Let $\{R_n\}\subset (0,1)\times(0,1)\subset \mathbb R^2$ be a sequence of rectangles. For each $R_n$, we assume that the shortest side-length is at least $1/4$.
I am trying to prove that the limit of $R_n$, up to extraction of a subsequence, is a rectangle with shortest side-length at least $1/4$ too. That is, if I assume $\chi_n:=I_{R_n}$, where $I_{R_n}$ denotes the indictor function, then I am trying to prove that $\chi_n\to \chi$ where $\chi=I_{R}$ where $R$ is again a rectangle with shortest side-length is at least $1/4$.

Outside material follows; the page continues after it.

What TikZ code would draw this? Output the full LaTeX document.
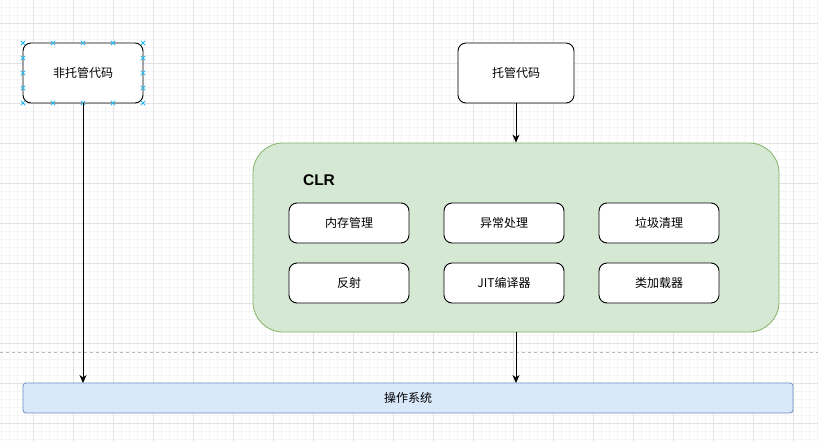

Here is what I tried: It is clear that $$ \sup_n \|\chi_n\|_{BV(Q)}<+\infty. $$ Hence there exists a $\chi\in BV$ such that $\chi_n\to \chi$ weakly in $BV$, and hence strongly in $L^1$ and point-wisely a.e. Therefore, I know that there exists a set $S\subset Q$ such that $\chi = I_S$.
But how may I show that $S$ is a rectangle and has shortest side-length is at least $1/4$? It looks pretty obvious but I don't know how to show it mathematically...
Please advise!
You do not need such a large sledgehammer.

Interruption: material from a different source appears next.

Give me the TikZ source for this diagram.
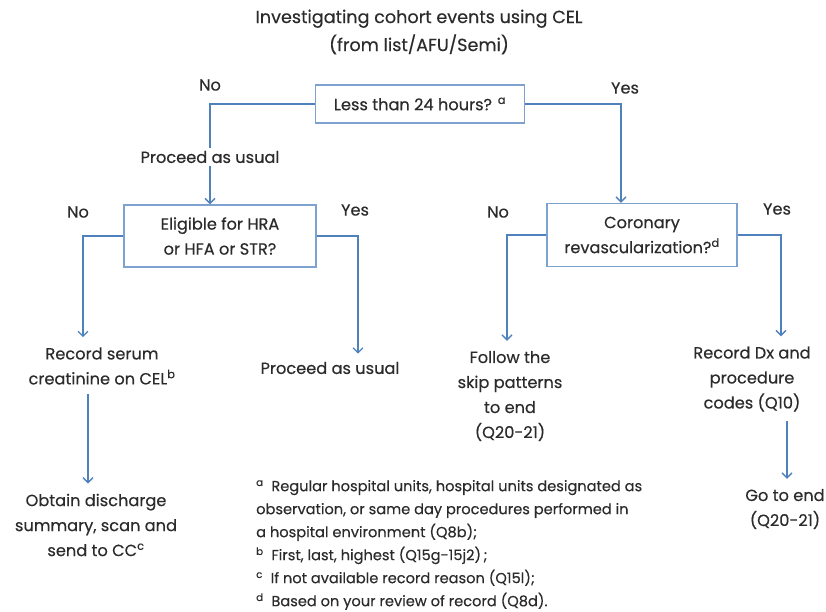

Denote your rectangles by $R_n = (a_n, b_n) \times (c_n, d_n)$. Then, we pick a subsequence (without relabeling) such that the sequences $\{a_n\}, \{b_n\}, \{c_n\}, \{d_n\}$ converge towards $a,b,c,d$, respectively. Then, it is easy to check that the limit in $L^1$ is the characteristic function of $R = (a,b) \times (c,d)$. Finally, the side-length condition is trivial to establish.